The library should not force all models into one identical latent schema.

Examples:

  • VAE models have posterior statistics and KL terms
  • VQ-VAE models have quantized states and codebook indices
  • MAE models have masks and reconstruction over masked regions
  • latent diffusion autoencoders may expose codec-specific scaling behavior

The shared API should be stable, while model-specific fields remain extensible.

If someone asks what this project is in one sentence, a good answer is:

transformers for autoencoder-family models.

If someone asks what problem it solves, a good answer is:

It makes latent models interoperable.

Non-Goals

To avoid drift, these should not be the first identity of the project:

  • a benchmark-only model zoo
  • a paper reproduction collection
  • a compression-only framework
  • a diffusion-only helper package

Initial Audience

The first users are likely to be:

  • researchers prototyping representation learning methods
  • engineers building latent codecs for generation systems
  • teams that want reusable pretrained autoencoders and stable inference APIs
  • multimodal practitioners who want one abstraction across modalities

Phase 1 Model Scope

A strong first wave would include:

  • AutoencoderModel
  • VariationalAutoencoderModel
  • BetaVAEModel
  • VectorQuantizedAutoencoderModel
  • AutoencoderKLModel
  • MaskedAutoencoderModel

This is enough to establish the abstraction without overextending the implementation surface.

Architectural Consequence

This positioning implies a specific design decision:

The core model layer should prefer features or modality-adapted tensors as the canonical input, while raw images, text tokens, waveforms, and multimodal bundles are handled by processors and frontend modules.
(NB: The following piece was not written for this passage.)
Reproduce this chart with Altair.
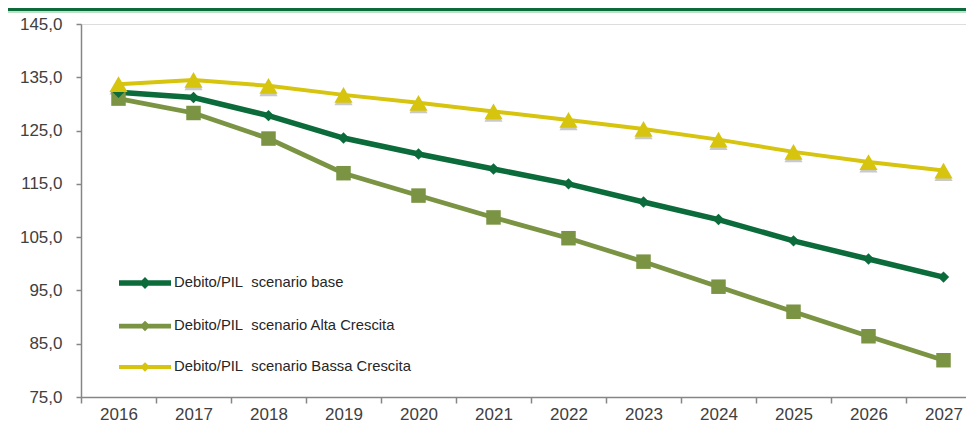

That keeps the library centered on latent modeling instead of raw input preprocessing.

Immediate Next Steps

  1. Define base configs, outputs, and model interfaces.
  2. Decide the canonical forward, encode, and decode signatures.
  3. Implement one model from each major latent family.
  4. Add a small pretrained checkpoint and round-trip save/load tests.
  5. Introduce processors and pipelines only after the model contract is stable.